Gallo et al. discovered that an organic extract from the Mediterranean ascidian Ciona robusta inhibited cell proliferation in HT-29, HepG2, and U2OS human cells, with HT-29 being the most sensitive (EC₅₀ = 250 μg/mL). The extract did not affect the viability of HT-29 cells induced to differentiate with sodium butyrate, indicating a preference for the malignant phenotype. Cell death induced by the extract was attributed to cytotoxic autophagy, as evidenced by increased LC3-II expression and autophagic vacuole formation in HT-29 cells. Although the exact composition of the extract remains unknown, it contains bioactive compounds with anticancer properties. In another study by Rocha et al., a computational approach was used to investigate potential antivirals against SARS-CoV-2 Mpro. The authors screened 288 flavonoids from Brazilian biodiversity, selecting 204 compounds based on Lipinski’s rule of five (Rocha et al.). These compounds were docked into Mpro’s active site and re-scored using MM-GBSA binding free energy calculations. The top five flavonoids were analyzed for their interactions with Mpro residues. Additionally, another report focused on the anti-leishmanial activity of Eleutherine plicata Herb. and predictions regarding isoeleutherin and its analogs (Albuquerque et al.).

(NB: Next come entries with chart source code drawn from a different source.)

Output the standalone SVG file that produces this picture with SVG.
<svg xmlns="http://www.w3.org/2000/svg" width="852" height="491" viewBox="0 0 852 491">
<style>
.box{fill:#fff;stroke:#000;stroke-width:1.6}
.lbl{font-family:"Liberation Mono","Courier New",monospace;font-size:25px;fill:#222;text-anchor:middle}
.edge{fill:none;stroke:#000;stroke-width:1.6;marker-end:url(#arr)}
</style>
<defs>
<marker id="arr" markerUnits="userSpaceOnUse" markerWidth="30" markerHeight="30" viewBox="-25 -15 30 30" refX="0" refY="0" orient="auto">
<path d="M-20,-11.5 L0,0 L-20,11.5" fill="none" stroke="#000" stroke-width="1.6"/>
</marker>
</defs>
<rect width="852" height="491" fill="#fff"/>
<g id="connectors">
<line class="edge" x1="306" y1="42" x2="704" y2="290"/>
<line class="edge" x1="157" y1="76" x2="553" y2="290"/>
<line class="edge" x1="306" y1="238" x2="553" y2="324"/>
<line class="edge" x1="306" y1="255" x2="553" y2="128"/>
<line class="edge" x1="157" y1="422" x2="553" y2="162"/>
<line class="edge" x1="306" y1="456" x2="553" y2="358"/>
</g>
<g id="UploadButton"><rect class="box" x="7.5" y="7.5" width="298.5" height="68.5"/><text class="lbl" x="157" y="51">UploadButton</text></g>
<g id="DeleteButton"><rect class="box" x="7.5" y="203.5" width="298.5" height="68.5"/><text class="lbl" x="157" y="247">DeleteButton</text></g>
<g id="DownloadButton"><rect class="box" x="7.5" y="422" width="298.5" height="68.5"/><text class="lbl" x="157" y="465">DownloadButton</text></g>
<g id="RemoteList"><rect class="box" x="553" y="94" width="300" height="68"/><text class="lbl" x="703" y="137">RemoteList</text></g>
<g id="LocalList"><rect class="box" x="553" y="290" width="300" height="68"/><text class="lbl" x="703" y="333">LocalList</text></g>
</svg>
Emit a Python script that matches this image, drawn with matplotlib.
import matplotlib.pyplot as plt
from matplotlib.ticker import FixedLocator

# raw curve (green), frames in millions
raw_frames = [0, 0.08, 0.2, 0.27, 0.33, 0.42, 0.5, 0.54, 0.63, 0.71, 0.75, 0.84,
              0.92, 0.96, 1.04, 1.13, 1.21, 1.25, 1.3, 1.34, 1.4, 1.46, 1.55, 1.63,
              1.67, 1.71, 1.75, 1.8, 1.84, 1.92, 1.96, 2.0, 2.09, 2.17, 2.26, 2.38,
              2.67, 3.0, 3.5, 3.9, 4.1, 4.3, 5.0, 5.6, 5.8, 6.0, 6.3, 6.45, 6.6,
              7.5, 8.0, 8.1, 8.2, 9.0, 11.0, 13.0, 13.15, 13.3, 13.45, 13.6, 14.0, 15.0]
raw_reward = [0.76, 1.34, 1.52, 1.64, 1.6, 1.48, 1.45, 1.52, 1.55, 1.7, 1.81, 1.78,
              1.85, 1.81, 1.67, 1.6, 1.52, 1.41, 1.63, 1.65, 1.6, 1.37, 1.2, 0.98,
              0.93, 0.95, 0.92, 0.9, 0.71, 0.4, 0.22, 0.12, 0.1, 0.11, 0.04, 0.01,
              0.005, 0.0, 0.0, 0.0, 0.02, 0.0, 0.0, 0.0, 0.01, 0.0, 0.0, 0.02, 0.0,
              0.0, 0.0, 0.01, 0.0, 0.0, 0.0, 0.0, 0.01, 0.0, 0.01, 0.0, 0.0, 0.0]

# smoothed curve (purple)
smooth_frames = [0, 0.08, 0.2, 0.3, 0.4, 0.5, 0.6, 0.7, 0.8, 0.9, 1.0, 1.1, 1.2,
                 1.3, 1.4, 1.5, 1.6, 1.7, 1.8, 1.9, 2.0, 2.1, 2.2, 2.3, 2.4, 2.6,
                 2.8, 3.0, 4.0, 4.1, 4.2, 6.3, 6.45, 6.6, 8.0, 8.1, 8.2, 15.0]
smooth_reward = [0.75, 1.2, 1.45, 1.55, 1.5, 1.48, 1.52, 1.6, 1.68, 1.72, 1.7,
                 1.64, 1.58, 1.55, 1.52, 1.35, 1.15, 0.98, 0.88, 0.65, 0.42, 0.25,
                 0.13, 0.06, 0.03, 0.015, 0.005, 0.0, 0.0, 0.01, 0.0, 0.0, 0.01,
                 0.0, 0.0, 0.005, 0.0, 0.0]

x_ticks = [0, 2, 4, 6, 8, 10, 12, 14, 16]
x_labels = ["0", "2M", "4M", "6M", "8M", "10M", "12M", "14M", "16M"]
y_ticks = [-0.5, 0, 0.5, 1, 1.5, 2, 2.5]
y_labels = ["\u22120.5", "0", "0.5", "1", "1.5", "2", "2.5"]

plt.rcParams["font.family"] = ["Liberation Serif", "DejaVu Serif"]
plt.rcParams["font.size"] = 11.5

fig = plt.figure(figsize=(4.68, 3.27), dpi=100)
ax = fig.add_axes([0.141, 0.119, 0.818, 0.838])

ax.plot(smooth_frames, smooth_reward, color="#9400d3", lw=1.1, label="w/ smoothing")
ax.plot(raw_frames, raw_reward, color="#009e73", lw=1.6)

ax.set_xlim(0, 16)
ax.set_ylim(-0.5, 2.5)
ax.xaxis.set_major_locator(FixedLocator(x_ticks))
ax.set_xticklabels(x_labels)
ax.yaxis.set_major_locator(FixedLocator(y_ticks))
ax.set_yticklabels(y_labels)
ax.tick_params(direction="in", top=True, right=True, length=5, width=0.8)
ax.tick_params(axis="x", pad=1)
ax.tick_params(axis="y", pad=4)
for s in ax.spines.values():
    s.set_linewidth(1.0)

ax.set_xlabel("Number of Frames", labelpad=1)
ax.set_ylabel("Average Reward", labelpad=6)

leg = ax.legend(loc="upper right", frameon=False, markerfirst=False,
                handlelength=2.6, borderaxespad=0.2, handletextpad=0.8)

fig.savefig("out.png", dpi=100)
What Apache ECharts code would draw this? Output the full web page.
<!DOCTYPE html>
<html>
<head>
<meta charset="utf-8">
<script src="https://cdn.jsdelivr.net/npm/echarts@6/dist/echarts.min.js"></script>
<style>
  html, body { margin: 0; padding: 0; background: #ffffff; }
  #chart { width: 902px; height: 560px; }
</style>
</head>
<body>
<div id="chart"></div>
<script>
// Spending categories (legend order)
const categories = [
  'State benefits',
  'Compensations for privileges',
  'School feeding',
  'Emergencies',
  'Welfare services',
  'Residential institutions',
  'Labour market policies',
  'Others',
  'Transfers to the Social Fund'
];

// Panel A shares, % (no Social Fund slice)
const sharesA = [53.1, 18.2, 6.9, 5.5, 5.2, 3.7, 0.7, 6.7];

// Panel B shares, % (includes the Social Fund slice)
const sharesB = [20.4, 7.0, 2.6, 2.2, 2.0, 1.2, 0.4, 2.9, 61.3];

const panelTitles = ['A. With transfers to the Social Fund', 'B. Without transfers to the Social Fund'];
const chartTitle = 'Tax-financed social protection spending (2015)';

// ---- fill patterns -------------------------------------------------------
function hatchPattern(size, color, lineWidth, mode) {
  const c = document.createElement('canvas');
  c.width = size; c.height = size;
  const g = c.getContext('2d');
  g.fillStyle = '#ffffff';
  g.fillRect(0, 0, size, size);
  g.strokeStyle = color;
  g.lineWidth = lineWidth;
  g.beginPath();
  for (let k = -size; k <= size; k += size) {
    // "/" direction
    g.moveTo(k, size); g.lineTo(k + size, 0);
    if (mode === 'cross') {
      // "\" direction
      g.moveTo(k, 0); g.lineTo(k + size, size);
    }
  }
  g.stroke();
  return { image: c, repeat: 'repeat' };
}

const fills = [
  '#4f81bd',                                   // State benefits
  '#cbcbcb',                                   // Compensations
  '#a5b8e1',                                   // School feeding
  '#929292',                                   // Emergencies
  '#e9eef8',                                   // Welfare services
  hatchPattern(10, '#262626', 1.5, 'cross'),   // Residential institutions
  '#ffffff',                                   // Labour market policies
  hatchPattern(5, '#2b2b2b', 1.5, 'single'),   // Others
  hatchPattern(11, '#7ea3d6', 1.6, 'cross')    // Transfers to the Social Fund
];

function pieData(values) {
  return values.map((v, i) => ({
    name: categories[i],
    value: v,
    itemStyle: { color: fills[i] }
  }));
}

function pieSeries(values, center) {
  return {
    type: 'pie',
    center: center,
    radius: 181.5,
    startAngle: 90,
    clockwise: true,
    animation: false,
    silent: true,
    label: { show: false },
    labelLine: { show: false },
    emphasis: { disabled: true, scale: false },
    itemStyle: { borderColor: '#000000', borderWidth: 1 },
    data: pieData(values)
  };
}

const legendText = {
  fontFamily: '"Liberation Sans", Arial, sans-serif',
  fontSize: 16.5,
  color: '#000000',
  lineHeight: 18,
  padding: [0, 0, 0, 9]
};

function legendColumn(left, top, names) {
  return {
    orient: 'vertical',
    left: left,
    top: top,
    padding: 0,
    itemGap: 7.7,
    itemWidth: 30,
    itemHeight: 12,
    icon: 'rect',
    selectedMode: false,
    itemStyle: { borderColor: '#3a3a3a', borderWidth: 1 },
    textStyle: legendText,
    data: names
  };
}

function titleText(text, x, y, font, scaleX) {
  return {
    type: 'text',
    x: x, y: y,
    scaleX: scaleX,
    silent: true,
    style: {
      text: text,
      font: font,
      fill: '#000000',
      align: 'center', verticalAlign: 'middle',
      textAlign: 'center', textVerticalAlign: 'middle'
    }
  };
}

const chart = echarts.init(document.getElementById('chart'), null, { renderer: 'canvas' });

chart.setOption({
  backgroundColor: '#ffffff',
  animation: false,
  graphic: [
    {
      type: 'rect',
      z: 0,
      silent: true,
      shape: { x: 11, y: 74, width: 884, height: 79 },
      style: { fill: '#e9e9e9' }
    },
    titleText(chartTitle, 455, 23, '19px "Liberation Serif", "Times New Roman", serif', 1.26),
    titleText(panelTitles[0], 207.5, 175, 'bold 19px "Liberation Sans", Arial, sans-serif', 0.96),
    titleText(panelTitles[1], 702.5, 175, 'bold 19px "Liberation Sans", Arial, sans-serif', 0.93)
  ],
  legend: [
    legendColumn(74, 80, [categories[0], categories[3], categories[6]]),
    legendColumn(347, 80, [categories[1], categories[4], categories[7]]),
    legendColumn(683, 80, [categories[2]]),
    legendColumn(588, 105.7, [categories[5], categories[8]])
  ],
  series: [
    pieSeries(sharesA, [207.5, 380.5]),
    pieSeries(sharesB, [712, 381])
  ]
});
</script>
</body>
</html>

Mutran et al. investigated essential oil-containing mouthwashes for dental enamel preservation, aiming to release low concentrations of Ca and P without altering morphology (Mutran et al.). This study highlights the potential of natural essential oils for health applications. Yin et al. explored the molecular mechanisms of Uncaria rhynchophylla-Alisma plantago-aquatica L. (UR-AP), a traditional remedy for hypertension, using network pharmacology, cluster analysis, and molecular docking (Yin et al.). They identified 58 bioactive compounds, including quercetin and beta-sitosterol, and 143 common targets between UR-AP and hypertension. Key targets such as MAPK1 and IL6 were linked to pathways critical for the treatment of hypertension. Molecular docking validated the interactions, suggesting UR-AP as a novel hypertension therapy. While promising, in vivo validation is required. In another study by Lata et al., two proanthocyanidins were isolated from Ficus glomerata and assessed for bioactivity using OSIRIS property explorer applications (Lata et al.). Predictive drug scores indicated potential biological effects, and in vitro testing against ruminal enzymes showed significant inhibitory activities, suggesting that these compounds may impact rumen enzyme biology and hold promise for drug development.